The exhibition will also feature Maciunas’ Name Tags (1964-68), playful interpretations of artists’ names including Emmett Williams, Diter Rot, Benjamin Patterson, and Barbara Moore expressed in Fluxus’ signature typography and design. Also on view will be Shigeko Kubota’s Flux Napkins (1965) and Chieko Shiomi’s Spatial Poem no. 2: A Flux Atlas (1968), Fluxus graphic projects produced in collaboration with Maciunas. Screening through out the gallery is a selection of films from Fluxfilm Anthology featuring Paul Sharits’ Word Movie (1966), Sears Catalogue 1-3, Dots 1&3, Wrist Trick, and Unrolling Event and Ben Vautier’s Jen e vois rien Je n’entends rien Jen e dis rien (1966), La traverse du port de Nice á la nage (1963), Fair un effort (1969), Regardez moi cela suffit (1962). Henry Flynt’s pamphlet Communists Must Give Revolutionary Leadership in Culture (1965) makes a systematic evaluation of the political and social implications of contemporary design and its effects on culture spanning areas such as architecture, music, cars, and film.
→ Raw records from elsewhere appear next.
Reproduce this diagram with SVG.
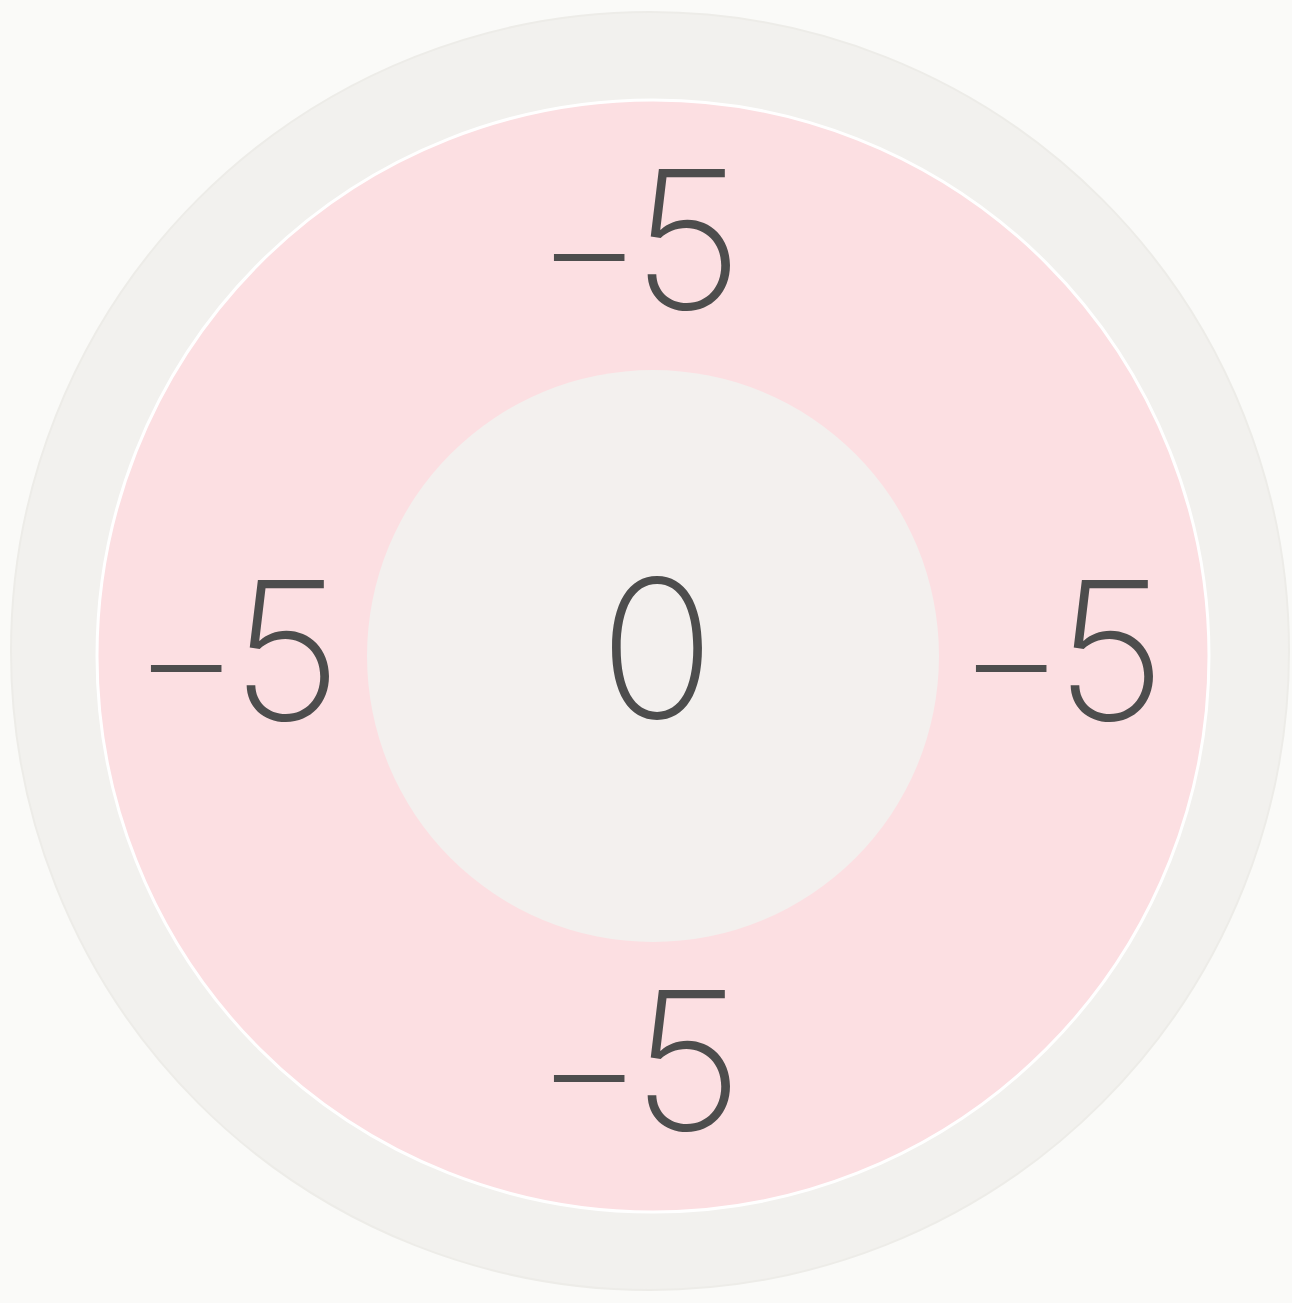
<svg xmlns="http://www.w3.org/2000/svg" width="1292" height="1303" viewBox="0 0 1292 1303">
<style>
.lbl{font-family:Inter,"Liberation Sans",sans-serif;font-weight:160;font-size:192px;fill:#4d4d4d}
.m{font-size:165px}
</style>
<rect width="1292" height="1303" fill="#fafaf8"/>
<g id="outer"><circle cx="650" cy="651" r="639" fill="#f2f1ee" stroke="#edece8" stroke-width="2"/></g>
<g id="ring"><circle cx="653" cy="656" r="556" fill="#fcdfe2" stroke="#ffffff" stroke-width="3"/></g>
<g id="center"><circle cx="653" cy="656" r="286" fill="#f3f0ee"/></g>
<g id="labels">
<text class="lbl" y="309"><tspan class="m" x="536" dy="-5">−</tspan><tspan x="632" y="309">5</tspan></text>
<text class="lbl" y="720"><tspan class="m" x="133" dy="-5">−</tspan><tspan x="231" y="720">5</tspan></text>
<text class="lbl" y="720"><tspan class="m" x="958" dy="-5">−</tspan><tspan x="1055" y="720">5</tspan></text>
<text class="lbl" y="1130"><tspan class="m" x="536" dy="-5">−</tspan><tspan x="632" y="1130">5</tspan></text>
<text class="lbl" x="657" y="718" text-anchor="middle">0</text>
</g>
</svg>
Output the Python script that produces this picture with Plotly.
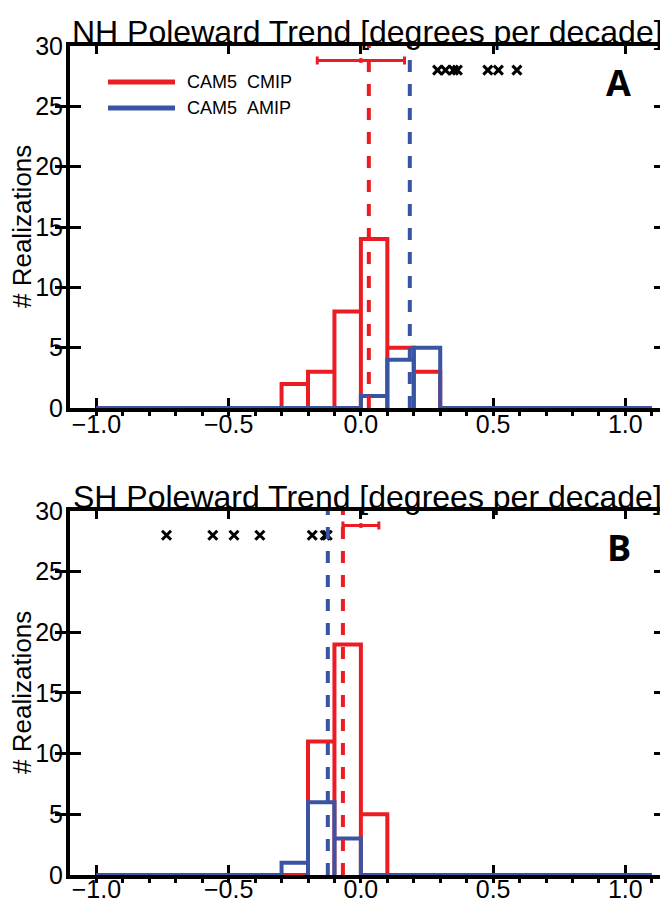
import plotly.graph_objects as go

# ---------------- data ----------------
bin_edges = [-1.0, -0.9, -0.8, -0.7, -0.6, -0.5, -0.4, -0.3, -0.2, -0.1, 0.0,
             0.1, 0.2, 0.3, 0.4, 0.5, 0.6, 0.7, 0.8, 0.9, 1.0, 1.1]

nh_cmip_counts = [0, 0, 0, 0, 0, 0, 0, 2, 3, 8, 14, 5, 3, 0, 0, 0, 0, 0, 0, 0, 0]
nh_amip_counts = [0, 0, 0, 0, 0, 0, 0, 0, 0, 0, 1, 4, 5, 0, 0, 0, 0, 0, 0, 0, 0]
sh_cmip_counts = [0, 0, 0, 0, 0, 0, 0, 0, 11, 19, 5, 0, 0, 0, 0, 0, 0, 0, 0, 0, 0]
sh_amip_counts = [0, 0, 0, 0, 0, 0, 0, 1, 6, 3, 0, 0, 0, 0, 0, 0, 0, 0, 0, 0, 0]

nh_cmip_mean = 0.03
nh_amip_mean = 0.185
sh_cmip_mean = -0.068
sh_amip_mean = -0.125

nh_obs_x = [0.29, 0.32, 0.35, 0.365, 0.48, 0.52, 0.59]
sh_obs_x = [-0.735, -0.56, -0.48, -0.382, -0.184, -0.135, -0.127]
obs_level = 28

nh_err_center = 0.0
nh_err_half = 0.165
sh_err_center = 0.0
sh_err_half = 0.068
err_level = 28.8

x_tick_vals = [-1.0, -0.5, 0.0, 0.5, 1.0]
x_tick_text = ["\u22121.0", "\u22120.5", "0.0", "0.5", "1.0"]
y_tick_vals = [0, 5, 10, 15, 20, 25, 30]

panel_titles = ["NH Poleward Trend [degrees per decade]",
                "SH Poleward Trend [degrees per decade]"]
panel_letters = ["A", "B"]
series_names = ["CAM5\u00a0\u00a0CMIP", "CAM5\u00a0\u00a0AMIP"]

RED = "#EC1C24"
BLUE = "#3A54A4"
FONT = "Liberation Sans, Arial, sans-serif"


def outline(edges, counts):
    xs, ys = [], []
    for i, c in enumerate(counts):
        l, r = edges[i], edges[i + 1]
        xs += [l, l, r, r]
        ys += [0, c, c, 0]
    return xs, ys


fig = go.Figure()

panels = [
    (nh_cmip_counts, nh_amip_counts, nh_cmip_mean, nh_amip_mean, nh_obs_x, nh_err_center, nh_err_half),
    (sh_cmip_counts, sh_amip_counts, sh_cmip_mean, sh_amip_mean, sh_obs_x, sh_err_center, sh_err_half),
]

for p, (cc, ac, cm, am, obs, ec, eh) in enumerate(panels):
    xa = "x" if p == 0 else "x2"
    ya = "y" if p == 0 else "y2"
    for counts, col in [(cc, RED), (ac, BLUE)]:
        xs, ys = outline(bin_edges, counts)
        fig.add_trace(go.Scatter(x=xs, y=ys, mode="lines",
                                 line=dict(color=col, width=4),
                                 xaxis=xa, yaxis=ya, showlegend=False,
                                 hoverinfo="skip"))
    fig.add_trace(go.Scatter(x=obs, y=[obs_level] * len(obs), mode="markers",
                             marker=dict(symbol="x-thin", size=9, color="black",
                                         line=dict(color="black", width=3)),
                             xaxis=xa, yaxis=ya, showlegend=False))
    fig.add_trace(go.Scatter(x=[ec], y=[err_level], mode="markers",
                             marker=dict(size=5, color=RED),
                             error_x=dict(type="data", array=[eh], color=RED,
                                          thickness=3, width=4),
                             xaxis=xa, yaxis=ya, showlegend=False))
    for m, col in [(cm, RED), (am, BLUE)]:
        fig.add_shape(type="line", xref=xa, yref=f"{ya} domain", x0=m, x1=m,
                      y0=0, y1=1, line=dict(color=col, width=4, dash="12px,12px"))
    # titles
    fig.add_annotation(text=panel_titles[p], xref=f"{xa} domain", yref=f"{ya} domain",
                       x=0.5, y=1, xanchor="center", yanchor="bottom", yshift=-6,
                       showarrow=False, font=dict(family=FONT, size=32, color="black"))
    fig.add_annotation(text=f"<b>{panel_letters[p]}</b>", xref=xa, yref=ya,
                       x=0.975, y=27, xanchor="center", yanchor="middle",
                       showarrow=False, font=dict(family="Open Sans, sans-serif", size=36, color="black"))
    fig.add_annotation(text="# Realizations", xref="paper", yref=f"{ya} domain",
                       x=0, y=0.5, xanchor="center", yanchor="middle", xshift=-48,
                       textangle=-90, showarrow=False,
                       font=dict(family=FONT, size=26, color="black"))

# legend (panel A)
for i, (name, col) in enumerate(zip(series_names, [RED, BLUE])):
    yy = 0.9006 - i * 0.0719
    fig.add_shape(type="line", xref="x domain", yref="y domain", x0=0.0639, x1=0.1765,
                  y0=yy, y1=yy, line=dict(color=col, width=5))
    fig.add_annotation(text=name, xref="x domain", yref="y domain", x=0.193, y=yy,
                       xanchor="left", yanchor="middle", showarrow=False,
                       font=dict(family=FONT, size=18, color="black"))

# invisible traces for the top overlay axes
fig.add_trace(go.Scatter(x=[bin_edges[0]], y=[0], xaxis="x3", yaxis="y", mode="markers",
                         marker=dict(opacity=0), showlegend=False, hoverinfo="skip"))
fig.add_trace(go.Scatter(x=[bin_edges[0]], y=[0], xaxis="x4", yaxis="y2", mode="markers",
                         marker=dict(opacity=0), showlegend=False, hoverinfo="skip"))

xcommon = dict(range=[-1.1, 1.15], tickvals=x_tick_vals, ticktext=x_tick_text,
               ticks="inside", ticklen=10, tickwidth=3, tickcolor="black",
               showline=True, linewidth=4, linecolor="black", mirror=True,
               showgrid=False, zeroline=False, layer="below traces", automargin=False,
               tickfont=dict(family=FONT, size=25, color="black"),
               minor=dict(dtick=0.1, tick0=0, ticks="outside", ticklen=4,
                          tickwidth=3, tickcolor="black", showgrid=False))
xtop = dict(range=[-1.1, 1.15], tickvals=x_tick_vals, ticks="inside", ticklen=8,
            tickwidth=3, tickcolor="black", showticklabels=False, showline=False,
            showgrid=False, zeroline=False, side="top", automargin=False)
ycommon = dict(range=[0, 30], tickvals=y_tick_vals, ticks="inside", ticklen=11,
               tickwidth=3, tickcolor="black", showline=True, linewidth=4,
               linecolor="black", mirror="allticks", showgrid=False, zeroline=False,
               layer="below traces", ticklabelstandoff=-2, automargin=False,
               tickfont=dict(family=FONT, size=25, color="black"))

# the page adds an 8px body margin, so the figure is shifted by 8px in the screenshot
fig.update_layout(
    width=668, height=902,
    margin=dict(l=62, r=11, t=38, b=35, autoexpand=False),
    paper_bgcolor="white", plot_bgcolor="white",
    showlegend=False,
    xaxis=dict(**xcommon, domain=[0, 1], anchor="y", ticklabelstandoff=-9),
    xaxis2=dict(**xcommon, domain=[0, 1], anchor="y2", ticklabelstandoff=-11),
    xaxis3=dict(**xtop, overlaying="x", anchor="y", matches="x"),
    xaxis4=dict(**xtop, overlaying="x2", anchor="y2", matches="x2"),
    yaxis=dict(**ycommon, domain=[0.5633, 1.0], anchor="x"),
    yaxis2=dict(**ycommon, domain=[0.0, 0.4391], anchor="x2"),
)

fig.write_html("out.html")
Also featured will be a rarely exhibited selection of works on paper by Paula Scher, an artist who has wholly extended her role to the political and social spheres – she designed the “O” banner in support of the 2008 presidential campaign, and is an active member of the Art Commission of the City of New York. D.I.Y. will be accompanied with an original essay by Fluxus artist and scholar Ken Friedman.

D.I.Y. marks the 31st anniversary of George Maciunas’ passing. The exhibition has been organized and produced by Harry Stendhal.